BRIEF. Write out each line exactly as given. Leave the pictures out of your copy.

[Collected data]
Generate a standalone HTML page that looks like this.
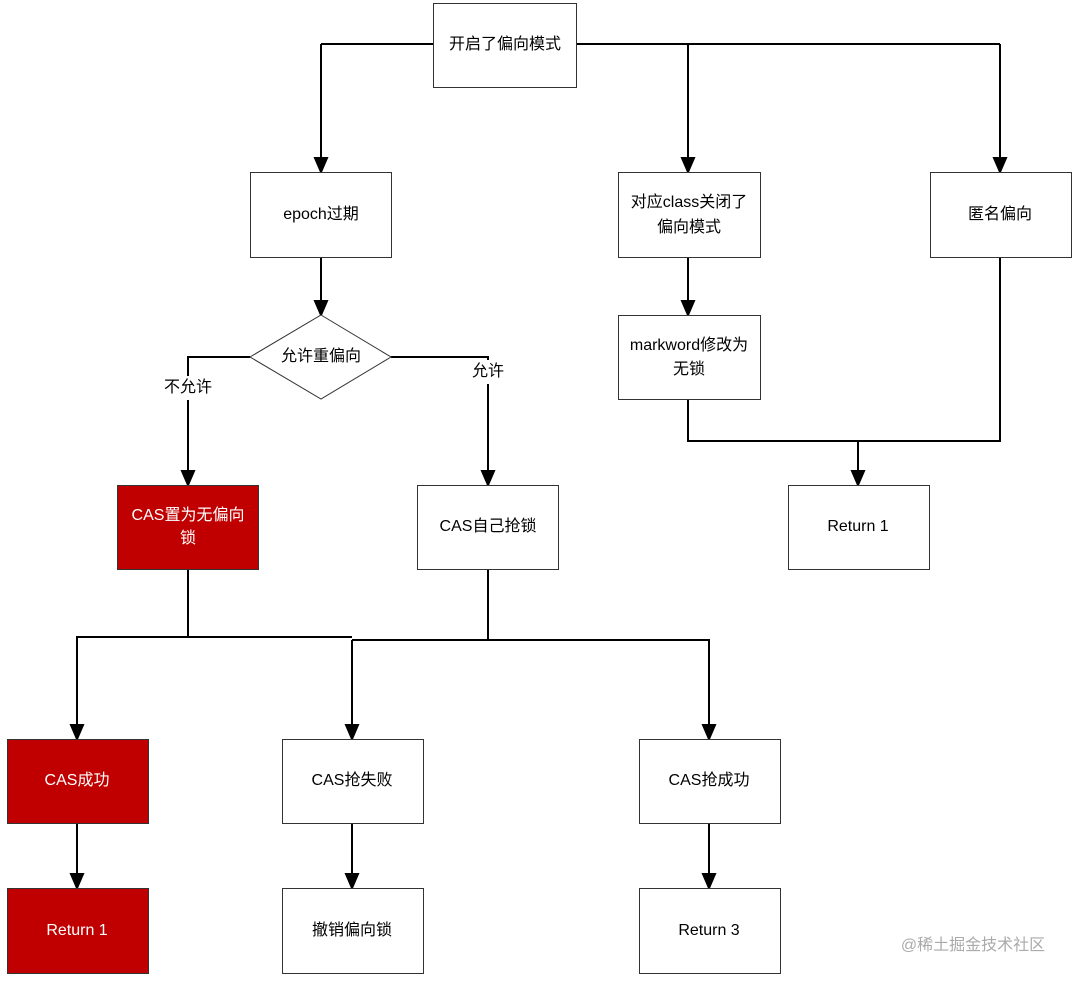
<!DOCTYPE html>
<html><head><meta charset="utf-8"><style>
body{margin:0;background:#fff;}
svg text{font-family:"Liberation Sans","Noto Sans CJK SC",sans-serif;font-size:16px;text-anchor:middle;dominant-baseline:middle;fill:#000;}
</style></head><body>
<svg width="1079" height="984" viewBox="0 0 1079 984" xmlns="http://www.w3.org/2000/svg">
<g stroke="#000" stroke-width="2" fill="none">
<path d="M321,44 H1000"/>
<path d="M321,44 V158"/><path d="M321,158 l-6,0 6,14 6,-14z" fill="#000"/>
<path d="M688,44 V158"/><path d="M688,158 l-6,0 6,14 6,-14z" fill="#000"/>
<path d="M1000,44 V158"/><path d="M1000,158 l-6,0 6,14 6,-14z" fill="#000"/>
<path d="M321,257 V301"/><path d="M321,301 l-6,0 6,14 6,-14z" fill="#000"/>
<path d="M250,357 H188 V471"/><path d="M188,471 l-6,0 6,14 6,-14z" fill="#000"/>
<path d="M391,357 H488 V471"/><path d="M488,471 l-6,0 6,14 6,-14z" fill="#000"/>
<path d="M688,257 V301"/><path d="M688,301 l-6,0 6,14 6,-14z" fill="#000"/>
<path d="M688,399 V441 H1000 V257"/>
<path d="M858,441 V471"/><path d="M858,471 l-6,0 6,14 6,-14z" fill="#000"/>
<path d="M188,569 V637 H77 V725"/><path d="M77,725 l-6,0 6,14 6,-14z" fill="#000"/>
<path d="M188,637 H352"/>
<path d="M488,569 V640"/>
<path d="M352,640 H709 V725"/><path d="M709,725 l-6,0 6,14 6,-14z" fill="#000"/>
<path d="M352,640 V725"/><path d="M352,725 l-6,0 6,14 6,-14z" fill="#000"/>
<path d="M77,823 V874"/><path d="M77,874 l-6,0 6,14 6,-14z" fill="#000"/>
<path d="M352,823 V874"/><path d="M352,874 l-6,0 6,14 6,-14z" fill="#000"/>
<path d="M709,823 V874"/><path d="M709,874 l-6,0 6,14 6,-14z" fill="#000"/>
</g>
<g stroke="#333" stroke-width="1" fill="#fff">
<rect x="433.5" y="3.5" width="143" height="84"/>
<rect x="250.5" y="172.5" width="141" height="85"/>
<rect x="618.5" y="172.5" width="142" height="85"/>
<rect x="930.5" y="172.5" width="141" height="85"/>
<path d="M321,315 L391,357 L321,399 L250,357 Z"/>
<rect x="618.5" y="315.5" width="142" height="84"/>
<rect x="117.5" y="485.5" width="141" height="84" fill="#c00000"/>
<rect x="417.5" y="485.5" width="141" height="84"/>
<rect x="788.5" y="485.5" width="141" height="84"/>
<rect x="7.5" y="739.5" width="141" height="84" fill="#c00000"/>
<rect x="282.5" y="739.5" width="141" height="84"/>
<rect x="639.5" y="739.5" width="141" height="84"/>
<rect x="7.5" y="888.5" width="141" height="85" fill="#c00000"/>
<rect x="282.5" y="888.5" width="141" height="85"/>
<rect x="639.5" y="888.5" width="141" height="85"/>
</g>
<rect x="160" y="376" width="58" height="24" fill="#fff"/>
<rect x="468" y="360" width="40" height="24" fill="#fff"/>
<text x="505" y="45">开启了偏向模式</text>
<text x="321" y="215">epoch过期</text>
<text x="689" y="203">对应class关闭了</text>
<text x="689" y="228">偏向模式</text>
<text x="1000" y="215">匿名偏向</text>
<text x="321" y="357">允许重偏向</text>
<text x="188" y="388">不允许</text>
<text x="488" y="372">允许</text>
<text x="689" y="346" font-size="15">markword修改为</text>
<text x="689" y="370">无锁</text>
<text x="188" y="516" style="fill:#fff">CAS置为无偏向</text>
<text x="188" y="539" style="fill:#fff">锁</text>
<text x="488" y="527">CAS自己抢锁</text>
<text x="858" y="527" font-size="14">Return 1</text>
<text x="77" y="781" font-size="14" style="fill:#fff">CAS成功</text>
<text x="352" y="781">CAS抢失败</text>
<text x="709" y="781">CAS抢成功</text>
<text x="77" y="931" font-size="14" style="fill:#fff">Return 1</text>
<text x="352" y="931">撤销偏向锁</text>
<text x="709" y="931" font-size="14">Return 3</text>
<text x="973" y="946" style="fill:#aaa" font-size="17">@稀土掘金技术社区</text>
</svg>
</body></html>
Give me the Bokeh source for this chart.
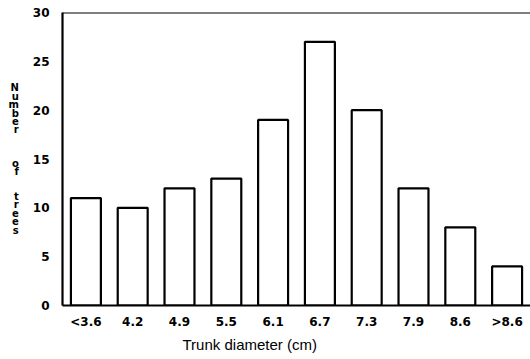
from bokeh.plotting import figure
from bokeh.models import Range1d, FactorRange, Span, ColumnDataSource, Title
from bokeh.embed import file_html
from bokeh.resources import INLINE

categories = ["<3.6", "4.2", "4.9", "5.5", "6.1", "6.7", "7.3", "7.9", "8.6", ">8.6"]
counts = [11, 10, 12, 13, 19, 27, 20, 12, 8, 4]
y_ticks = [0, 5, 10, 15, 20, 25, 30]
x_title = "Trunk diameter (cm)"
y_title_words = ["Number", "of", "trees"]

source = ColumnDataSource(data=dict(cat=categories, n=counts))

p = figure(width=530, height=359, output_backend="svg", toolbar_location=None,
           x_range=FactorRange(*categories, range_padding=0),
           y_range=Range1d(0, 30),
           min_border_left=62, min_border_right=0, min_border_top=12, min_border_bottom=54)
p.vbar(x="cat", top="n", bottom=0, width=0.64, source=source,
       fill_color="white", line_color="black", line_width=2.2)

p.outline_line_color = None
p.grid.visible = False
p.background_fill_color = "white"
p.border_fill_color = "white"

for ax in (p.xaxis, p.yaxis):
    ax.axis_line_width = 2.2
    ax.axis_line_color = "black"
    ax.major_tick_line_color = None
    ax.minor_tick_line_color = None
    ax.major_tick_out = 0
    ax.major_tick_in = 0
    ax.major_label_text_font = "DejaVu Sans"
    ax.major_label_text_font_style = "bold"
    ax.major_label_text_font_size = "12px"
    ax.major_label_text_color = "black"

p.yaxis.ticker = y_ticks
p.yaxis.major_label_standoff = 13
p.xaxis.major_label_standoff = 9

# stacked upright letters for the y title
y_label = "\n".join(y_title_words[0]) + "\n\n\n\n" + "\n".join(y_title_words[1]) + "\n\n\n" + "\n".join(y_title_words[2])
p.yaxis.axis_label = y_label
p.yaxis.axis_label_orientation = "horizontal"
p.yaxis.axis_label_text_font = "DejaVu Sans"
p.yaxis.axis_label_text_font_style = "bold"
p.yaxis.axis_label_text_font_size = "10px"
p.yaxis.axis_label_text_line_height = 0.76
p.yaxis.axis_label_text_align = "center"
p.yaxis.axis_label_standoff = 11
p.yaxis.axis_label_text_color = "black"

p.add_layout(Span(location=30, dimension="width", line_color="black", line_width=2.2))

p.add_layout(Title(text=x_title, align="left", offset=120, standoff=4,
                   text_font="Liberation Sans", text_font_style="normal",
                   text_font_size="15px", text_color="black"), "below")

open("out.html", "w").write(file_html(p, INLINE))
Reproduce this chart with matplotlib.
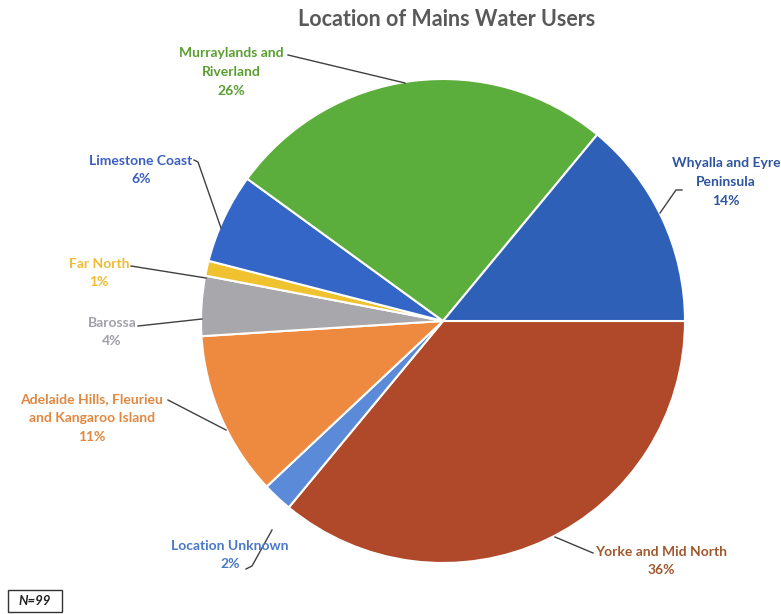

SOLUTION BELOW.
Generate a standalone HTML page that looks like this.
<!DOCTYPE html>
<html><head><meta charset="utf-8"><style>
body{margin:0;background:#fff;}
svg text{font-family:"Liberation Sans","Noto Sans CJK SC",sans-serif;font-size:16px;text-anchor:middle;dominant-baseline:middle;fill:#000;}
</style></head><body>
<svg width="1079" height="984" viewBox="0 0 1079 984" xmlns="http://www.w3.org/2000/svg">
<g stroke="#000" stroke-width="2" fill="none">
<path d="M321,44 H1000"/>
<path d="M321,44 V158"/><path d="M321,158 l-6,0 6,14 6,-14z" fill="#000"/>
<path d="M688,44 V158"/><path d="M688,158 l-6,0 6,14 6,-14z" fill="#000"/>
<path d="M1000,44 V158"/><path d="M1000,158 l-6,0 6,14 6,-14z" fill="#000"/>
<path d="M321,257 V301"/><path d="M321,301 l-6,0 6,14 6,-14z" fill="#000"/>
<path d="M250,357 H188 V471"/><path d="M188,471 l-6,0 6,14 6,-14z" fill="#000"/>
<path d="M391,357 H488 V471"/><path d="M488,471 l-6,0 6,14 6,-14z" fill="#000"/>
<path d="M688,257 V301"/><path d="M688,301 l-6,0 6,14 6,-14z" fill="#000"/>
<path d="M688,399 V441 H1000 V257"/>
<path d="M858,441 V471"/><path d="M858,471 l-6,0 6,14 6,-14z" fill="#000"/>
<path d="M188,569 V637 H77 V725"/><path d="M77,725 l-6,0 6,14 6,-14z" fill="#000"/>
<path d="M188,637 H352"/>
<path d="M488,569 V640"/>
<path d="M352,640 H709 V725"/><path d="M709,725 l-6,0 6,14 6,-14z" fill="#000"/>
<path d="M352,640 V725"/><path d="M352,725 l-6,0 6,14 6,-14z" fill="#000"/>
<path d="M77,823 V874"/><path d="M77,874 l-6,0 6,14 6,-14z" fill="#000"/>
<path d="M352,823 V874"/><path d="M352,874 l-6,0 6,14 6,-14z" fill="#000"/>
<path d="M709,823 V874"/><path d="M709,874 l-6,0 6,14 6,-14z" fill="#000"/>
</g>
<g stroke="#333" stroke-width="1" fill="#fff">
<rect x="433.5" y="3.5" width="143" height="84"/>
<rect x="250.5" y="172.5" width="141" height="85"/>
<rect x="618.5" y="172.5" width="142" height="85"/>
<rect x="930.5" y="172.5" width="141" height="85"/>
<path d="M321,315 L391,357 L321,399 L250,357 Z"/>
<rect x="618.5" y="315.5" width="142" height="84"/>
<rect x="117.5" y="485.5" width="141" height="84" fill="#c00000"/>
<rect x="417.5" y="485.5" width="141" height="84"/>
<rect x="788.5" y="485.5" width="141" height="84"/>
<rect x="7.5" y="739.5" width="141" height="84" fill="#c00000"/>
<rect x="282.5" y="739.5" width="141" height="84"/>
<rect x="639.5" y="739.5" width="141" height="84"/>
<rect x="7.5" y="888.5" width="141" height="85" fill="#c00000"/>
<rect x="282.5" y="888.5" width="141" height="85"/>
<rect x="639.5" y="888.5" width="141" height="85"/>
</g>
<rect x="160" y="376" width="58" height="24" fill="#fff"/>
<rect x="468" y="360" width="40" height="24" fill="#fff"/>
<text x="505" y="45">开启了偏向模式</text>
<text x="321" y="215">epoch过期</text>
<text x="689" y="203">对应class关闭了</text>
<text x="689" y="228">偏向模式</text>
<text x="1000" y="215">匿名偏向</text>
<text x="321" y="357">允许重偏向</text>
<text x="188" y="388">不允许</text>
<text x="488" y="372">允许</text>
<text x="689" y="346" font-size="15">markword修改为</text>
<text x="689" y="370">无锁</text>
<text x="188" y="516" style="fill:#fff">CAS置为无偏向</text>
<text x="188" y="539" style="fill:#fff">锁</text>
<text x="488" y="527">CAS自己抢锁</text>
<text x="858" y="527" font-size="14">Return 1</text>
<text x="77" y="781" font-size="14" style="fill:#fff">CAS成功</text>
<text x="352" y="781">CAS抢失败</text>
<text x="709" y="781">CAS抢成功</text>
<text x="77" y="931" font-size="14" style="fill:#fff">Return 1</text>
<text x="352" y="931">撤销偏向锁</text>
<text x="709" y="931" font-size="14">Return 3</text>
<text x="973" y="946" style="fill:#aaa" font-size="17">@稀土掘金技术社区</text>
</svg>
</body></html>
Give me the Bokeh source for this chart.
from bokeh.plotting import figure
from bokeh.models import Range1d, FactorRange, Span, ColumnDataSource, Title
from bokeh.embed import file_html
from bokeh.resources import INLINE

categories = ["<3.6", "4.2", "4.9", "5.5", "6.1", "6.7", "7.3", "7.9", "8.6", ">8.6"]
counts = [11, 10, 12, 13, 19, 27, 20, 12, 8, 4]
y_ticks = [0, 5, 10, 15, 20, 25, 30]
x_title = "Trunk diameter (cm)"
y_title_words = ["Number", "of", "trees"]

source = ColumnDataSource(data=dict(cat=categories, n=counts))

p = figure(width=530, height=359, output_backend="svg", toolbar_location=None,
           x_range=FactorRange(*categories, range_padding=0),
           y_range=Range1d(0, 30),
           min_border_left=62, min_border_right=0, min_border_top=12, min_border_bottom=54)
p.vbar(x="cat", top="n", bottom=0, width=0.64, source=source,
       fill_color="white", line_color="black", line_width=2.2)

p.outline_line_color = None
p.grid.visible = False
p.background_fill_color = "white"
p.border_fill_color = "white"

for ax in (p.xaxis, p.yaxis):
    ax.axis_line_width = 2.2
    ax.axis_line_color = "black"
    ax.major_tick_line_color = None
    ax.minor_tick_line_color = None
    ax.major_tick_out = 0
    ax.major_tick_in = 0
    ax.major_label_text_font = "DejaVu Sans"
    ax.major_label_text_font_style = "bold"
    ax.major_label_text_font_size = "12px"
    ax.major_label_text_color = "black"

p.yaxis.ticker = y_ticks
p.yaxis.major_label_standoff = 13
p.xaxis.major_label_standoff = 9

# stacked upright letters for the y title
y_label = "\n".join(y_title_words[0]) + "\n\n\n\n" + "\n".join(y_title_words[1]) + "\n\n\n" + "\n".join(y_title_words[2])
p.yaxis.axis_label = y_label
p.yaxis.axis_label_orientation = "horizontal"
p.yaxis.axis_label_text_font = "DejaVu Sans"
p.yaxis.axis_label_text_font_style = "bold"
p.yaxis.axis_label_text_font_size = "10px"
p.yaxis.axis_label_text_line_height = 0.76
p.yaxis.axis_label_text_align = "center"
p.yaxis.axis_label_standoff = 11
p.yaxis.axis_label_text_color = "black"

p.add_layout(Span(location=30, dimension="width", line_color="black", line_width=2.2))

p.add_layout(Title(text=x_title, align="left", offset=120, standoff=4,
                   text_font="Liberation Sans", text_font_style="normal",
                   text_font_size="15px", text_color="black"), "below")

open("out.html", "w").write(file_html(p, INLINE))
Reproduce this chart with matplotlib.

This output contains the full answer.